The effects of the COVID-19 pandemic, including disruptions to employment and public health challenges, created instability for many low-income households and made it difficult for these households to continue paying their rent. In 2020 and 2021, Congress appropriated nearly $50 billion for two rounds of Emergency Rental Assistance (ERA) programs to provide rental assistance to support housing stability for renter households. The program was limited to residents with incomes less than 80 percent of the area median income. The US Treasury Department distributed the funding to state and local government grantees to implement these programs in partnership with community-based organizations and housing providers.
Why This Matters
ERA programs ultimately provided more than 3 million renters with money for rent, utilities, and other housing-related expenses. This enormous scale, along with ERA program design and implementation features, offers lessons for future direct assistance programs for renters and for other types of assistance programs. To distribute the ERA funding, grantees needed to rapidly identify an implementation approach, hire staff, and set up systems with application and processing capabilities.
What We Found
Some ERA programs took longer than others to build capacity and distribute funding, but we found that the programs were intentional about reaching renters with the most need for assistance. More than 80 percent of those who received emergency assistance had incomes below 50 percent of the area median income where they lived. This report is designed to highlight and memorialize the lessons learned from the implementation process for future emergency relief programs.
Lessons learned include the following:
- Funding allocations should match program demand.
- Uniformity (i.e., standardization) is critical.
- Limit program requirements that are unrelated to payments such as rent freezes and eviction moratoriums, and coordinate timelines for housing provider and renter clarity.

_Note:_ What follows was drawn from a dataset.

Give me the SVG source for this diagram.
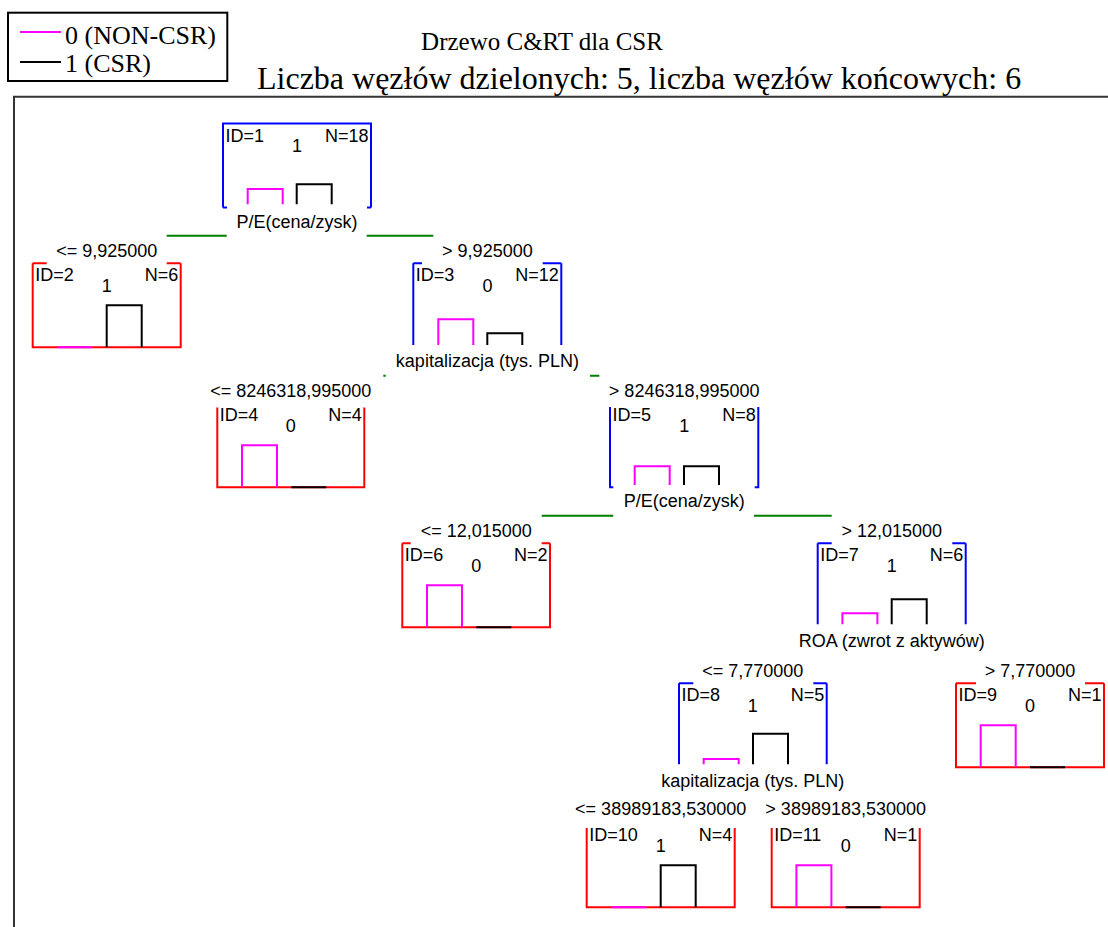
<svg xmlns="http://www.w3.org/2000/svg" width="1108" height="927" viewBox="0 0 1108 927">
<style>
.s{font-family:"Liberation Serif","Times New Roman",serif;font-size:26px;fill:#000}
.st{font-size:25px}
.ss{font-size:32px}
.t{font-family:"Liberation Sans",Arial,sans-serif;font-size:18px;fill:#000}
.m{text-anchor:middle}
.e{text-anchor:end}
.b{fill:none;stroke:#0000ff;stroke-width:2}
.r{fill:none;stroke:#ff0000;stroke-width:2}
.pm{fill:none;stroke:#ff00ff;stroke-width:2}
.pk{fill:none;stroke:#000;stroke-width:2}
.g{fill:none;stroke:#008000;stroke-width:2}
.f{fill:none;stroke:#333;stroke-width:2}
</style>
<rect width="1108" height="927" fill="#fff"/>
<g id="legend">
<rect x="8" y="12.7" width="219.3" height="68.3" fill="none" stroke="#000" stroke-width="2"/>
<line x1="20" y1="32" x2="61" y2="32" class="pm"/>
<line x1="20" y1="62" x2="61" y2="62" class="pk"/>
<text x="65" y="43.5" class="s">0 (NON-CSR)</text>
<text x="65" y="72" class="s">1 (CSR)</text>
</g>
<g id="title">
<text x="542" y="50" class="s st m">Drzewo C&amp;RT dla CSR</text>
<text x="257" y="89" class="s ss">Liczba węzłów dzielonych: 5, liczba węzłów końcowych: 6</text>
</g>
<g id="frame">
<path d="M14 927V96.7H1108" class="f"/>
</g>
<g id="connectors">
<path d="M166.7 235.7H226.7M366.7 235.7H433.3" class="g"/>
<path d="M383.3 375.7H385.7M590 375.7H599.3" class="g"/>
<path d="M541.7 515.7H613.3M754 515.7H831.7" class="g"/>
</g>
<g id="node1">
<path d="M223 207.5V123.5H371V207.5M223 207.5H227M367 207.5H371" class="b"/>
<path d="M247.7 204.3V189H282.7V204.3" class="pm"/>
<path d="M296.7 204.3V184.2H331.7V204.3" class="pk"/>
<text x="225.5" y="141.5" class="t">ID=1</text>
<text x="297" y="151.5" class="t m">1</text>
<text x="368.5" y="141.5" class="t e">N=18</text>
<text x="297" y="227.5" class="t m">P/E(cena/zysk)</text>
</g>
<g id="node2">
<path d="M32.7 263.3H46.7M166.7 263.3H180.7M32.7 263.3V347.3H180.7V263.3" class="r"/>
<path d="M57.3 347.3H92.3" class="pm"/>
<path d="M106.7 347.3V305.3H141.7V347.3" class="pk"/>
<text x="106.8" y="256.7" class="t m">&lt;= 9,925000</text>
<text x="35.2" y="280.5" class="t">ID=2</text>
<text x="106.8" y="291.7" class="t m">1</text>
<text x="178.2" y="280.5" class="t e">N=6</text>
</g>
<g id="node3">
<path d="M413.3 263.3H422M542.7 263.3H561.3M413.3 263.3V345M561.3 263.3V345" class="b"/>
<path d="M438.3 345V319.3H473.3V345" class="pm"/>
<path d="M487.3 345V333.3H522.3V345" class="pk"/>
<text x="487.4" y="256.7" class="t m">&gt; 9,925000</text>
<text x="415.8" y="280.5" class="t">ID=3</text>
<text x="487.4" y="291.7" class="t m">0</text>
<text x="558.8" y="280.5" class="t e">N=12</text>
<text x="487.4" y="367.3" class="t m">kapitalizacja (tys. PLN)</text>
</g>
<g id="node4">
<path d="M217.3 407.5V487.3H364.3V407.5" class="r"/>
<path d="M242 487.3V445.3H277V487.3" class="pm"/>
<path d="M291.3 487.3H326.3" class="pk"/>
<text x="290.8" y="396.7" class="t m">&lt;= 8246318,995000</text>
<text x="219.8" y="420.5" class="t">ID=4</text>
<text x="290.8" y="431.7" class="t m">0</text>
<text x="361.8" y="420.5" class="t e">N=4</text>
</g>
<g id="node5">
<path d="M613.3 487.3H610V407M754.7 487.3H758.3V407" class="b"/>
<path d="M634.7 485V466.3H669.7V485" class="pm"/>
<path d="M684 485V466.3H719V485" class="pk"/>
<text x="684.2" y="396.7" class="t m">&gt; 8246318,995000</text>
<text x="612.5" y="420.5" class="t">ID=5</text>
<text x="684.2" y="431.7" class="t m">1</text>
<text x="755.8" y="420.5" class="t e">N=8</text>
<text x="684.2" y="507.3" class="t m">P/E(cena/zysk)</text>
</g>
<g id="node6">
<path d="M402.3 543.3H410.7M541.7 543.3H550M402.3 543.3V627.3H550V543.3" class="r"/>
<path d="M427 627.3V585.3H462V627.3" class="pm"/>
<path d="M476.3 627.3H511.3" class="pk"/>
<text x="476.2" y="536.7" class="t m">&lt;= 12,015000</text>
<text x="404.8" y="560.5" class="t">ID=6</text>
<text x="476.2" y="571.7" class="t m">0</text>
<text x="547.5" y="560.5" class="t e">N=2</text>
</g>
<g id="node7">
<path d="M817.7 543.3H831.7M952.3 543.3H965.7M817.7 543.3V624.3M965.7 543.3V624.3" class="b"/>
<path d="M842.4 624.3V613.3H877.4V624.3" class="pm"/>
<path d="M891.7 624.3V599.3H926.7V624.3" class="pk"/>
<text x="891.7" y="536.7" class="t m">&gt; 12,015000</text>
<text x="820.2" y="560.5" class="t">ID=7</text>
<text x="891.7" y="571.7" class="t m">1</text>
<text x="963.2" y="560.5" class="t e">N=6</text>
<text x="891.7" y="647.3" class="t m">ROA (zwrot z aktywów)</text>
</g>
<g id="node8">
<path d="M679 683.3H693.3M813.3 683.3H826.7M679 683.3V764.3M826.7 683.3V764.3" class="b"/>
<path d="M703.7 764.3V758.9H738.7V764.3" class="pm"/>
<path d="M753 764.3V733.7H788V764.3" class="pk"/>
<text x="752.8" y="676.7" class="t m">&lt;= 7,770000</text>
<text x="681.5" y="700.5" class="t">ID=8</text>
<text x="752.8" y="711.7" class="t m">1</text>
<text x="824.2" y="700.5" class="t e">N=5</text>
<text x="752.8" y="787.3" class="t m">kapitalizacja (tys. PLN)</text>
</g>
<g id="node9">
<path d="M956 683.3H976M1085 683.3H1104M956 683.3V767.3H1104V683.3" class="r"/>
<path d="M980.7 767.3V725.3H1015.7V767.3" class="pm"/>
<path d="M1030 767.3H1065" class="pk"/>
<text x="1030" y="676.7" class="t m">&gt; 7,770000</text>
<text x="958.5" y="700.5" class="t">ID=9</text>
<text x="1030" y="711.7" class="t m">0</text>
<text x="1101.5" y="700.5" class="t e">N=1</text>
</g>
<g id="node10">
<path d="M586.7 828V907.3H734.7V828" class="r"/>
<path d="M611.4 907.3H646.4" class="pm"/>
<path d="M660.7 907.3V865.3H695.7V907.3" class="pk"/>
<text x="660.7" y="815" class="t m">&lt;= 38989183,530000</text>
<text x="589.2" y="840.5" class="t">ID=10</text>
<text x="660.7" y="851.7" class="t m">1</text>
<text x="732.2" y="840.5" class="t e">N=4</text>
</g>
<g id="node11">
<path d="M771.7 828V907.3H919.7V828" class="r"/>
<path d="M796.4 907.3V865.3H831.4V907.3" class="pm"/>
<path d="M845.7 907.3H880.7" class="pk"/>
<text x="845.7" y="815" class="t m">&gt; 38989183,530000</text>
<text x="774.2" y="840.5" class="t">ID=11</text>
<text x="845.7" y="851.7" class="t m">0</text>
<text x="917.2" y="840.5" class="t e">N=1</text>
</g>
</svg>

- Think carefully about the trade-off between the cost of additional documentation and the take-up and effectiveness of the program.
- Federal government guidance at the outset of the program is essential.
- Handling entity and overlap requires more standardization and guidance. Payments should be sent to the housing and utility providers on behalf of residents unless there is a lack of cooperation on the part of the providers. .
- User-friendly systems are essential.
- Productive outreach to both housing providers and residents helps program awareness. A program that is not known will not get used.
How We Did It
First, we summarized existing research on ERA program design and implementation. Second, we compiled program data from the Treasury’s website to track spending progress and program services for state and local programs from Q1 2021 to Q3 2024. We also used the US Census Bureau’s Household Pulse Survey to estimate the housing characteristics of ERA applicants and recipients. Third, we interviewed state program administrators and housing providers to provide additional context on designing, implementing, and navigating ERA programs. We synthesized these results to provide coherent lessons for future programs.